In der Musikbranche spricht man bei diesem Phänomen von einem One-Hit-Wonder. Seitdem Steffi Graf, Boris Becker und Michael Stich ihre Karrieren beendet haben, hangelt sich das deutsche Tennis von One- Hit-Wonder zu One-Hit-Wonder: von Schnitzer zu Müller zu Roesch, von Popp zu Burgsmüller zu Waske. Niemand hat seit Beckergrafstich die Charts über Monate angeführt. Wer bei einem Turnier drei Runden übersteht, manchmal zwei, in vielen Fällen auch nur eine, der hat gute Chancen, Letzter Deutscher oder Letzte Deutsche zu werden – und von den Medien als neue deutsche Tennishoffnung gefeiert zu werden.
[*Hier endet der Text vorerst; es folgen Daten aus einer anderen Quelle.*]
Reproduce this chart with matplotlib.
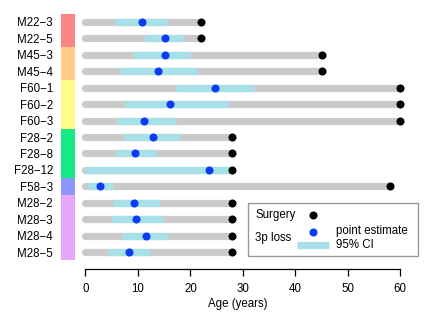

Bei Miriam Schnitzer war das ein bisschen schwierig. Als sie im Mai 2001 zur Heldin für eine Turnierwoche wurde, war sie schon 24. Trotzdem standen die Geschichten über sie „in jedem kleinen Bladl drin. Wenn du die ,Bild’-Zeitung aufschlägst, siehst du dich auf Seite zwei mordsgroß neben der Williams.“ Schnitzer arbeitete sich damals von einem Nebenplatz über Court B auf den Centre Court hoch, und auf einmal musste sie sogar Interviews fürs Fernsehen geben. „Das war ja Wahnsinn.“ Justine Hénin sagte nach dem Viertelfinale gegen Schnitzer: „Ich kannte sie vor dem Turnier gar nicht.“

Schnitzer hat damals gedacht: „Jetzt hast du den Durchbruch geschafft.“ Sie machte 60 Plätze in der Weltrangliste gut, reiste nach Paris zu den French Open – und scheiterte in der Qualifikation. Bei ihrem letzten Spiel „war die ganze Tribüne voll“, und sie hörte die Leute sagen: Schau mal, das ist die Schnitzer, die im Viertelfinale gestanden hat. „Da war ich schon nervös.“

Den Durchbruch hat sie dann doch nicht geschafft. Voriges Jahr stolperte Schnitzer im Training über einen Tennisball und zog sich einen doppelten Bänderriss zu. Sie musste pausieren, wieder von vorne anfangen – und holte sich in ihrem Übereifer eine Sehnenscheidenentzündung. Schnitzer hatte das Gefühl, „zwei Monate für nichts“ gearbeitet zu haben. Sie hätte sich über kleinere Turniere wieder nach oben kämpfen müssen, aber dazu hatte sie keine Lust mehr. Sie hat einfach aufgehört. „Ich weiß nicht, ob Sie das verstehen können“, sagt Miriam Schnitzer.